Let $G$ be a group and $\mathcal G$ be a $\sigma$-algebra on $G$. Assume the inversion $G\ni x\mapsto x^{-1}$ is $(\mathcal G,\mathcal G)$-measurable and the group law $G^2\ni(x,y)\mapsto xy$$ is $(\mathcal G\otimes\mathcal G,\mathcal G)$-measurable.

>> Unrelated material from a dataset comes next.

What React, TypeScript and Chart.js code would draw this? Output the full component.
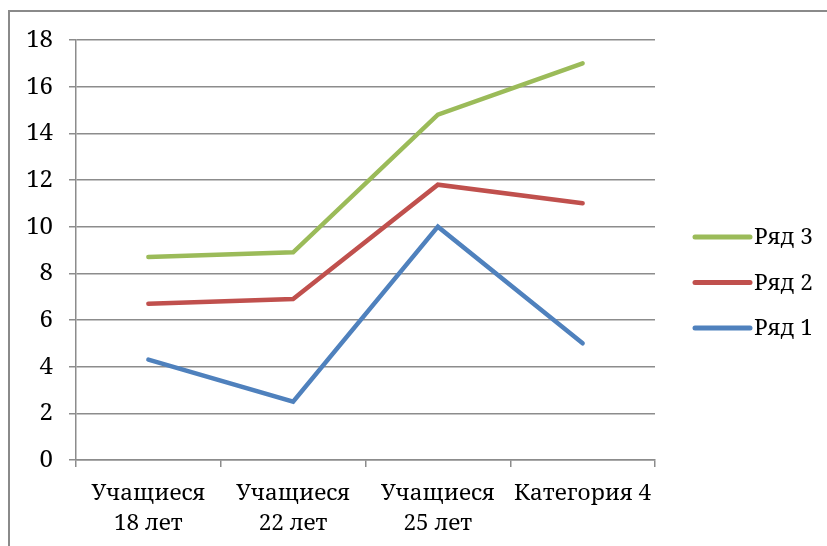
import React, { useEffect, useRef } from "react";
import { Chart, registerables } from "chart.js";

Chart.register(...registerables);

const categories: string[][] = [
  ["Учащиеся", "18 лет"],
  ["Учащиеся", "22 лет"],
  ["Учащиеся", "25 лет"],
  ["Категория 4"],
];
const series1 = [4.3, 2.5, 10, 5];
const series2 = [6.7, 6.9, 11.8, 11];
const series3 = [8.7, 8.9, 14.8, 17];
const seriesNames = ["Ряд 1", "Ряд 2", "Ряд 3"];
const yMin = 0;
const yMax = 18;
const yStep = 2;

const FONT = '"Noto Serif", "DejaVu Serif", serif';
const GRID = "#8c8c8c";
const FS = 22.5;
const FS_Y = 24;

const legendPlugin = {
  id: "customLegend",
  afterDraw(chart: any) {
    const ctx = chart.ctx;
    const ds = chart.data.datasets;
    const x0 = 695;
    const x1 = 750;
    const yTop = 237;
    const gap = 45.5;
    ctx.save();
    ctx.font = `${FS}px ${FONT}`;
    ctx.textBaseline = "middle";
    ctx.textAlign = "left";
    for (let i = ds.length - 1, k = 0; i >= 0; i--, k++) {
      const y = yTop + k * gap;
      ctx.strokeStyle = ds[i].borderColor;
      ctx.lineWidth = 5;
      ctx.lineCap = "round";
      ctx.beginPath();
      ctx.moveTo(x0, y);
      ctx.lineTo(x1, y);
      ctx.stroke();
      ctx.fillStyle = "#000";
      ctx.fillText(ds[i].label, x1 + 4, y + 1);
    }
    ctx.restore();
  },
};

export default function App() {
  const ref = useRef<HTMLCanvasElement>(null);
  useEffect(() => {
    if (!ref.current) return;
    const chart = new Chart(ref.current, {
      type: "line",
      data: {
        labels: categories,
        datasets: [
          { label: seriesNames[0], data: series1, borderColor: "#4F81BD", backgroundColor: "#4F81BD" },
          { label: seriesNames[1], data: series2, borderColor: "#C0504D", backgroundColor: "#C0504D" },
          { label: seriesNames[2], data: series3, borderColor: "#9BBB59", backgroundColor: "#9BBB59" },
        ].map((d) => ({
          ...d,
          borderWidth: 4.5,
          pointRadius: 0,
          borderCapStyle: "round" as const,
          tension: 0,
        })),
      },
      options: {
        animation: false,
        responsive: false,
        devicePixelRatio: 1,
        layout: { padding: { top: 40, left: 0, right: 172, bottom: 0 } },
        plugins: { legend: { display: false }, tooltip: { enabled: false } },
        scales: {
          x: {
            offset: true,
            grid: { offset: true, drawOnChartArea: false, tickLength: 7, color: GRID, lineWidth: 1.5 },
            border: { display: true, color: GRID, width: 1.5 },
            ticks: {
              color: "#000",
              font: { family: FONT, size: FS, lineHeight: 1.33 },
              padding: 12,
              maxRotation: 0,
              autoSkip: false,
            },
            afterFit(scale: any) {
              scale.height = 546 - 460;
            },
          },
          y: {
            min: yMin,
            max: yMax,
            ticks: { stepSize: yStep, color: "#000", font: { family: FONT, size: FS_Y }, padding: 16 },
            grid: { color: GRID, lineWidth: 1.5, tickLength: 7 },
            border: { display: true, color: GRID, width: 1.5 },
            afterFit(scale: any) {
              scale.width = 76;
            },
          },
        },
      },
      plugins: [legendPlugin],
    });
    return () => chart.destroy();
  }, []);

  return (
    <div style={{ position: "fixed", left: 0, top: 0, width: 827, height: 546, background: "#fff", overflow: "hidden" }}>
      <div style={{ position: "absolute", left: 8, top: 10, width: 900, height: 600, border: "2px solid #8a8a8a", boxSizing: "border-box" }} />
      <canvas ref={ref} width={827} height={546} style={{ position: "absolute", left: 0, top: 0 }} />
    </div>
  );
}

Now let $$\tau_k:G^k\to G\;,\;\;\;x\mapsto x_1\cdots x_k$$ denote the iterated group law for $k\in\mathbb N$ and $\mu_i$ be a $\sigma$-finite measure on $(G,\mathcal G)$. Then the *convolution of $\mu_1,\ldots,\mu_k$ is defined to be the pushforward $\mu_1\ast\cdots\ast\mu_k:=\tau_k(\mu_1\otimes\cdots\otimes\mu_k)$ of $\mu_1\otimes\cdots\otimes\mu_k$ under $\tau_k$. If $\mu:=\mu_1=\cdots\mu_k$, we write $\mu^{\ast k}:=\mu_1\ast\cdots\ast\mu_k$.
I was able to show that $$\mu^{\ast2}(B)=\int\mu({\rm d}x)\mu(x^{-1}B)\;\;\;\text{for all }B\in\mathcal G\tag1,$$ where $x^{-1}B:=\{x^{-1}y:y\in B\}$. If we denote $$\tau_x:G\to G\;\;\;\;y\mapsto x^{-1}y$$ for $x\in G$, $$\kappa(x,B):=\mu(x^{-1}(B))\;\;\;\text{for }(x,B)\in(G,\mathcal E)$$ and the inverse element of $G$ by $1$, then $(1)$ is equivalent to $$\mu^{\ast2}(B)=\kappa^2(1,B)\;\;\;\text{for all }B\in\mathcal G\tag2,$$ where $\kappa^2$ denotes the composition of kernels. Are we able to generalize $(2)$ and show $$\mu^{\ast k}(B)=\kappa^k(1,B)\;\;\;\text{for all }B\in\mathcal G\tag3$$ for all $k\in\mathbb N$?